On 20 June 1789, the members of the French Third Estate took the Tennis Court Oath () in the tennis court which had been built in 1686 for the use of the Versailles palace. Their vow "not to separate and to reassemble wherever necessary until the Constitution of the kingdom is established" became a pivotal event in the French Revolution.

The Estates-General had been called to address the country's fiscal and agricultural crisis, but they had become bogged down in issues of representation immediately after convening in May 1789, particularly whether they would vote by order or by head (which would increase the power of the Third Estate, as they outnumbered the other two estates by a large margin). On 17 June, the Third Estate began to call themselves the National Assembly, led by Honoré Gabriel Riqueti, Comte de Mirabeau.

On the morning of 20 June, the deputies were shocked to discover that the chamber door was locked and guarded by soldiers. They immediately feared the worst and were anxious that a royal attack was imminent from King Louis XVI, so upon the suggestion of one of their members Joseph-Ignace Guillotin, the deputies congregated in a nearby indoor royal tennis court near the Palace of Versailles. There 576 of the 577 members from the Third Estate took the oath — the only person who did not join was Joseph Martin-Dauch from Castelnaudary, who would only execute decisions that were made by the monarch.

Background

Before the Revolution, French society—aside from royalty—was divided into three estates.  The First Estate comprised the clergy; the Second Estate was the nobility.  The rest of France—some 97 per cent of the population—was the Third Estate, which ranged from very wealthy city merchants to impoverished rural farmers.  The three estates had historically met in the Estates General, a legislative assembly,  but this had not happened since 1614.

The Estates General of 1789 was a general assembly representing the French estates of the realm: the clergy (First Estate), the Nobility (Second Estate), and the commoners (Third Estate). It was the last of the Estates General of the Kingdom of France.
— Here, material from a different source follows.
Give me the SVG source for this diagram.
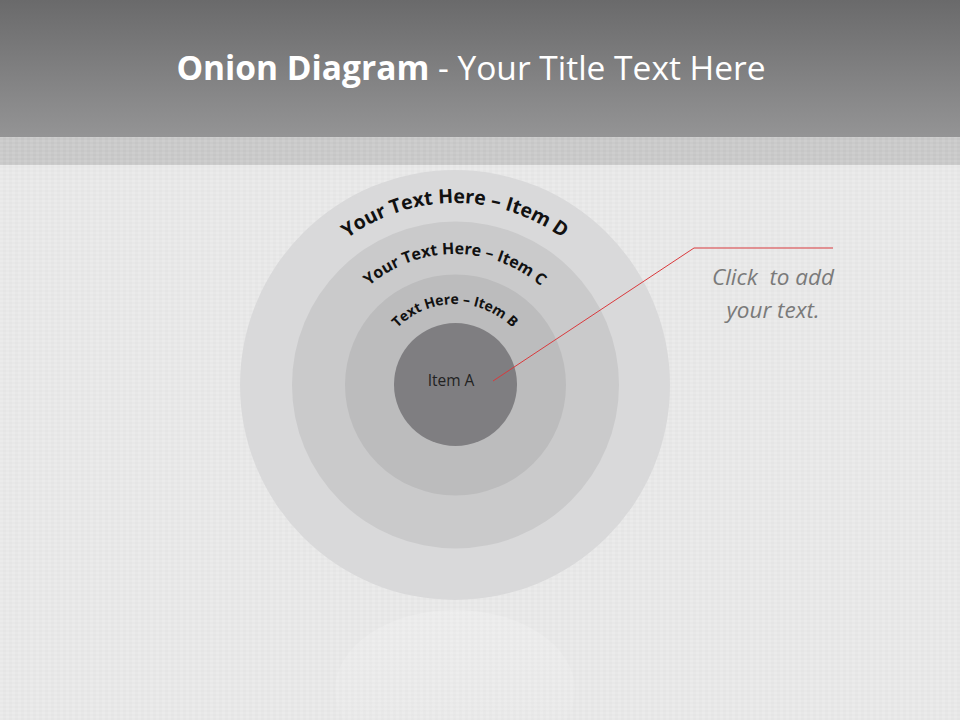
<svg xmlns="http://www.w3.org/2000/svg" width="960" height="720" viewBox="0 0 960 720">
<defs>
<linearGradient id="hdr" x1="0" y1="0" x2="0" y2="1">
<stop offset="0" stop-color="#6a6a6b"/>
<stop offset="1" stop-color="#949495"/>
</linearGradient>
<linearGradient id="refl" x1="0" y1="0" x2="0" y2="1">
<stop offset="0" stop-color="#ffffff" stop-opacity="0.18"/>
<stop offset="1" stop-color="#ffffff" stop-opacity="0"/>
</linearGradient>
<pattern id="tex" width="6" height="4" patternUnits="userSpaceOnUse">
<rect width="6" height="4" fill="#e8e8e8"/>
<rect x="0" y="0" width="3" height="2" fill="#ebebeb"/>
<rect x="3" y="2" width="3" height="2" fill="#e5e5e5"/>
</pattern>
<pattern id="tex2" width="6" height="4" patternUnits="userSpaceOnUse">
<rect width="6" height="4" fill="#cacaca"/>
<rect x="0" y="0" width="3" height="2" fill="#cecece"/>
<rect x="3" y="2" width="3" height="2" fill="#c6c6c6"/>
</pattern>
<path id="arcD" d="M 273,385 A 182,182 0 0 1 637,385"/>
<path id="arcC" d="M 324,385 A 131,131 0 0 1 586,385"/>
<path id="arcB" d="M 374,385 A 81,81 0 0 1 536,385"/>
</defs>
<style>
.arc{font-family:"Open Sans","Liberation Sans",sans-serif;font-weight:bold;fill:#111}
.lbl{font-family:"Open Sans","Liberation Sans",sans-serif;fill:#222}
.note{font-family:"Open Sans","Liberation Sans",sans-serif;font-style:italic;fill:#7a7a7a;font-size:22.5px}
.conn{stroke:#d9393c;stroke-width:1;fill:none}
</style>
<rect x="0" y="0" width="960" height="720" fill="url(#tex)"/>
<rect x="0" y="0" width="960" height="137" fill="url(#hdr)"/>
<rect x="0" y="137" width="960" height="28" fill="url(#tex2)"/>
<text x="471" y="80" text-anchor="middle" font-family="Open Sans, Liberation Sans, sans-serif" font-size="33.5" fill="#ffffff"><tspan font-weight="bold">Onion Diagram</tspan> - Your Title Text Here</text>
<ellipse cx="455" cy="690" rx="120" ry="80" fill="url(#refl)"/>
<g id="itemD">
<circle cx="455" cy="385" r="215" fill="#d9d9da"/>
<text class="arc" font-size="19.5"><textPath href="#arcD" startOffset="50%" text-anchor="middle">Your Text Here – Item D</textPath></text>
</g>
<g id="itemC">
<circle cx="455.5" cy="385" r="163.5" fill="#cacacb"/>
<text class="arc" font-size="16"><textPath href="#arcC" startOffset="50%" text-anchor="middle">Your Text Here – Item C</textPath></text>
</g>
<g id="itemB">
<circle cx="455.5" cy="385" r="110.5" fill="#bcbcbd"/>
<text class="arc" font-size="14"><textPath href="#arcB" startOffset="50%" text-anchor="middle">Text Here – Item B</textPath></text>
</g>
<g id="itemA">
<circle cx="455.5" cy="384.5" r="61.5" fill="#7f7e81"/>
<text class="lbl" x="451" y="386" text-anchor="middle" font-size="15.5">Item A</text>
</g>
<g id="connectors">
<polyline class="conn" points="493,381 694,248 833,248"/>
</g>
<g id="note">
<text class="note" x="773" y="285" text-anchor="middle" xml:space="preserve">Click  to add</text>
<text class="note" x="773" y="318" text-anchor="middle">your text.</text>
</g>
</svg>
Summoned by King Louis XVI, the Estates General of 1789 ended when the Third Estate formed the National Assembly and, against the wishes of the King, invited the other two estates to join. This signaled the outbreak of the French Revolution. 

The Third Estate comprised the overwhelming majority of the French population but the structure of the Estates-General was such that the Third Estate comprised a bare majority of the delegates. A simple majority was sufficient—as long as delegate votes were cast together. The First and Second Estates preferred to divide the vote; a proposal might need to receive approval from each Estate or there might be two "houses" of the Estates-General (one for the first two Estates, and one for the Third) and a bill would need to be passed by both houses. Either way, the First and Second Estates could exercise a veto over proposals enjoying widespread support among the Third Estate, such as reforms that threatened the privileges of the nobility and clergy.

Oath
The deputies' fears, even if wrong, were reasonable and the importance of the oath goes above and beyond its context. The oath was a revolutionary act and an assertion that political authority derived from the people and their representatives rather than from the monarchy. Their solidarity forced Louis XVI to order the clergy and the nobility to join the Third Estate in the National Assembly to give the illusion that he controlled the National Assembly. This oath was vital to the Third Estate as a protest that led to more power in the Estates General, every governing body thereafter.

An English-language translation of the oath reads:
The National Assembly, 
Considering that it has been called to establish the constitution of the realm, to bring about the regeneration of public order, and to maintain the true principles of monarchy; nothing may prevent it from continuing its deliberations in any place it is forced to establish itself; and, finally, the National Assembly exists wherever its members are gathered.

Decrees that all members of this Assembly immediately take a solemn oath never to separate, and to reassemble wherever circumstances require until the constitution of the realm is established and fixed upon solid foundations; and that said oath having been sworn, all members and each one individually confirms this unwavering resolution with his signature.

We swear never to separate ourselves from the National Assembly, and to reassemble wherever circumstances require until the constitution of the realm is drawn up and fixed upon solid foundations.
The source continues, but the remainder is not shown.